The Heart Network continues working to expand the North Country’s network of support for tobacco cessation. Nine people from five North Country organizations were trained in May to provide tobacco cessation education in their settings. These newly trained individuals will be invited to join an existing network of Certified Tobacco Treatment Specialists (health professionals trained to provide intensive one-on-one counseling to individuals actively attempting to quit), and will add a new layer of support for tobacco cessation in the community by helping to facilitate activities designed to motivate tobacco users to think more often about quitting.
Two people being trained (Tammy Langley and Julie Walters) work at the Plattsburgh Housing Authority (PHA). Elise Rock, a registered nurse and Certified Tobacco Treatment Specialist (CTTS) with the CVPH Medical Home Care Management Team, is part of the team already working with PHA to support development of their program. “I think this is going to be great,” Rock said. “Hopefully their program will get residents thinking more about quitting. When a resident decides they are ready to give it a try, I will be there to help coordinate with their provider to get needed medication and offer my one-on-one counseling support.”
Ann Morgan, the Heart Network’s Executive Director, added “the beautiful thing here is that residents trying to quit will not only have improved access to CTTS support. They’ll also have the support of Tammy, Julie and other residents at PHA who are actively working toward living tobacco-free. Having access to that network of social and environmental support makes it more likely they will quit for good.”

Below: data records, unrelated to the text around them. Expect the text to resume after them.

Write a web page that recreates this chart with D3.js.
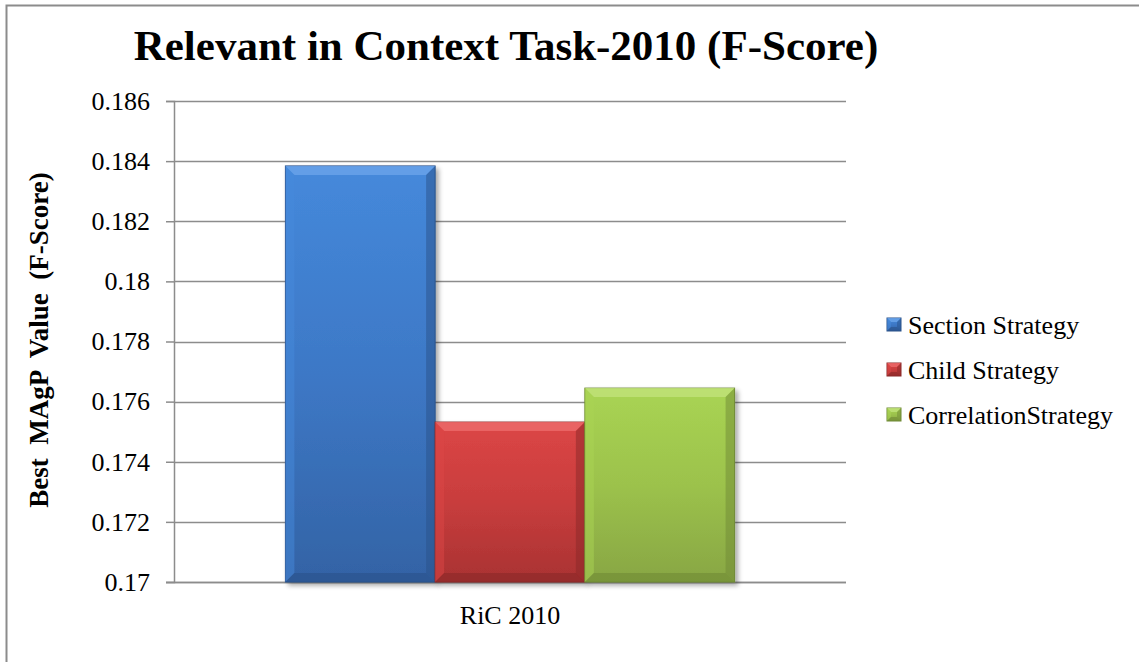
<!DOCTYPE html>
<html><head><meta charset="utf-8">
<script src="https://cdn.jsdelivr.net/npm/d3@7"></script>
<style>body{margin:0;background:#fff;} svg{display:block;}</style>
</head><body>
<svg id="chart" width="1139" height="662"></svg>
<script>
const categories = ["RiC 2010"];
const seriesNames = ["Section Strategy", "Child Strategy", "CorrelationStrategy"];
const seriesValues = [0.18384, 0.17532, 0.17645];
const yTicks = [0.17, 0.172, 0.174, 0.176, 0.178, 0.18, 0.182, 0.184, 0.186];
const yTickLabels = ["0.17", "0.172", "0.174", "0.176", "0.178", "0.18", "0.182", "0.184", "0.186"];
const colors = [
  {top:"#4589db", mid:"#3d78c6", bot:"#3363a5", edge:"#2a528a", light:"#6aa4ea"},
  {top:"#dc4646", mid:"#c83d3d", bot:"#a93232", edge:"#8a2828", light:"#ec6a6a"},
  {top:"#a9d453", mid:"#9cc24c", bot:"#88a643", edge:"#6f8a35", light:"#c0e27a"}
];

const svg = d3.select("#chart");
const font = "'Liberation Serif', 'Times New Roman', serif";

// outer border
svg.append("rect").attr("x", 6.5).attr("y", 5.5).attr("width", 1200).attr("height", 700)
  .attr("fill", "none").attr("stroke", "#8c8c8c").attr("stroke-width", 2);

const pLeft = 174, pRight = 846, pTop = 101, pBottom = 582;
const y = d3.scaleLinear().domain([0.17, 0.186]).range([pBottom, pTop]);
const x0 = d3.scaleBand().domain(categories).range([pLeft, pRight]).paddingInner(0).paddingOuter(0.248);
const x1 = d3.scaleBand().domain(seriesNames).range([0, x0.bandwidth()]).padding(0);

// gridlines
svg.append("g").selectAll("line").data(yTicks).join("line")
  .attr("x1", pLeft).attr("x2", pRight)
  .attr("y1", d => Math.round(y(d)) + 0.5).attr("y2", d => Math.round(y(d)) + 0.5)
  .attr("stroke", "#8c8c8c").attr("stroke-width", 1.5);

// y axis
const yAxis = d3.axisLeft(y).tickValues(yTicks).tickFormat((d, i) => yTickLabels[i]).tickSize(8).tickPadding(16);
const gy = svg.append("g").attr("transform", `translate(${pLeft},0)`).call(yAxis);
gy.select(".domain").attr("stroke", "#8c8c8c").attr("stroke-width", 1.5);
gy.selectAll(".tick line").attr("stroke", "#8c8c8c").attr("stroke-width", 1.5);
gy.selectAll("text").attr("font-family", font).attr("font-size", 26).attr("fill", "#000");

// x axis
const xAxis = d3.axisBottom(x0).tickSize(0).tickPadding(28);
const gx = svg.append("g").attr("transform", `translate(0,${pBottom})`).call(xAxis);
gx.select(".domain").attr("stroke", "#8c8c8c").attr("stroke-width", 1.5).attr("d", `M${pLeft - 8},0.5H${pRight}`);
gx.selectAll("text").attr("font-family", font).attr("font-size", 26).attr("fill", "#000").attr("dy", "0.55em");

// defs
const defs = svg.append("defs");
colors.forEach((c, i) => {
  const g = defs.append("linearGradient").attr("id", "g" + i).attr("x1", 0).attr("y1", 0).attr("x2", 0).attr("y2", 1);
  g.append("stop").attr("offset", "0%").attr("stop-color", c.top);
  g.append("stop").attr("offset", "50%").attr("stop-color", c.mid);
  g.append("stop").attr("offset", "100%").attr("stop-color", c.bot);
});
const f = defs.append("filter").attr("id", "shadow").attr("x", "-10%").attr("y", "-10%").attr("width", "130%").attr("height", "130%");
f.append("feGaussianBlur").attr("in", "SourceAlpha").attr("stdDeviation", 2.5);
f.append("feOffset").attr("dx", 3).attr("dy", 3).attr("result", "b");
f.append("feComponentTransfer").append("feFuncA").attr("type", "linear").attr("slope", 0.35);
const fm = f.append("feMerge");
fm.append("feMergeNode");
fm.append("feMergeNode").attr("in", "SourceGraphic");

function bevelBar(g, bx, by, bw, bh, i, e, shadow) {
  const c = colors[i];
  const r = g.append("rect").attr("x", bx).attr("y", by).attr("width", bw).attr("height", bh)
    .attr("fill", `url(#g${i})`).attr("stroke", c.edge).attr("stroke-width", 1);
  if (shadow) r.attr("filter", "url(#shadow)");
  g.append("path").attr("d", `M${bx},${by}H${bx + bw}L${bx + bw - e},${by + e}H${bx + e}Z`).attr("fill", c.light).attr("opacity", 0.8);
  g.append("path").attr("d", `M${bx},${by}L${bx + e},${by + e}V${by + bh - e}L${bx},${by + bh}Z`).attr("fill", c.top).attr("opacity", 0.5);
  g.append("path").attr("d", `M${bx + bw},${by}L${bx + bw - e},${by + e}V${by + bh - e}L${bx + bw},${by + bh}Z`).attr("fill", c.edge).attr("opacity", 0.5);
  g.append("path").attr("d", `M${bx},${by + bh}L${bx + e},${by + bh - e}H${bx + bw - e}L${bx + bw},${by + bh}Z`).attr("fill", c.edge).attr("opacity", 0.6);
}

// bars
const bars = svg.append("g").selectAll("g").data(seriesValues.map((v, i) => ({v, i, name: seriesNames[i]}))).join("g");
bars.each(function(d) {
  const bx = x0(categories[0]) + x1(d.name);
  const by = y(d.v);
  bevelBar(d3.select(this), bx, by, x1.bandwidth(), y(0.17) - by, d.i, 9, true);
});

// title
svg.append("text").attr("x", 506).attr("y", 60).attr("text-anchor", "middle")
  .attr("font-family", font).attr("font-size", 43).attr("font-weight", "bold").text("Relevant in Context Task-2010 (F-Score)");

// y label
svg.append("text").attr("transform", "translate(48,340) rotate(-90)").attr("text-anchor", "middle")
  .attr("font-family", font).attr("font-size", 27).attr("font-weight", "bold")
  .style("white-space", "pre")
  .text("Best  MAgP  Value  (F-Score)");

// legend
const lg = svg.append("g").selectAll("g").data(seriesNames).join("g")
  .attr("transform", (d, i) => `translate(887,${318 + i * 45})`);
lg.each(function(d, i) {
  bevelBar(d3.select(this), 0, 0, 14, 13, i, 4, false);
});
lg.append("text").attr("x", 21).attr("y", 16).attr("font-family", font).attr("font-size", 26).text(d => d);
</script>
</body></html>
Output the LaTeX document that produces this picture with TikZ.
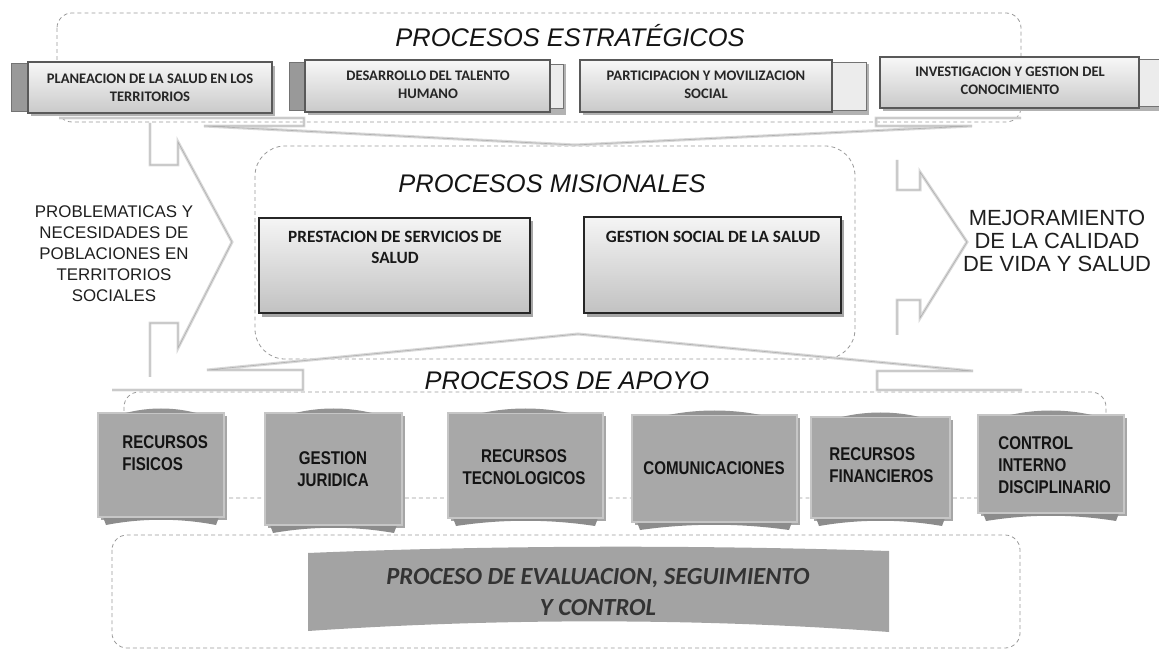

Tammy, Julie and others pictured here attended the Butt Stops Here training (hosted by Glens Falls Hospital) in Queensbury on May 12th. The Mental Health Association of Essex County and Community Connections in Malone are also having individuals trained to facilitate cessation education groups in their settings. Just like PHA, their organizations will be offered CTTS and Heart Network support as they develop their programs. The Heart Network’s support of this work is made possible with funds from Adirondack Health Institute.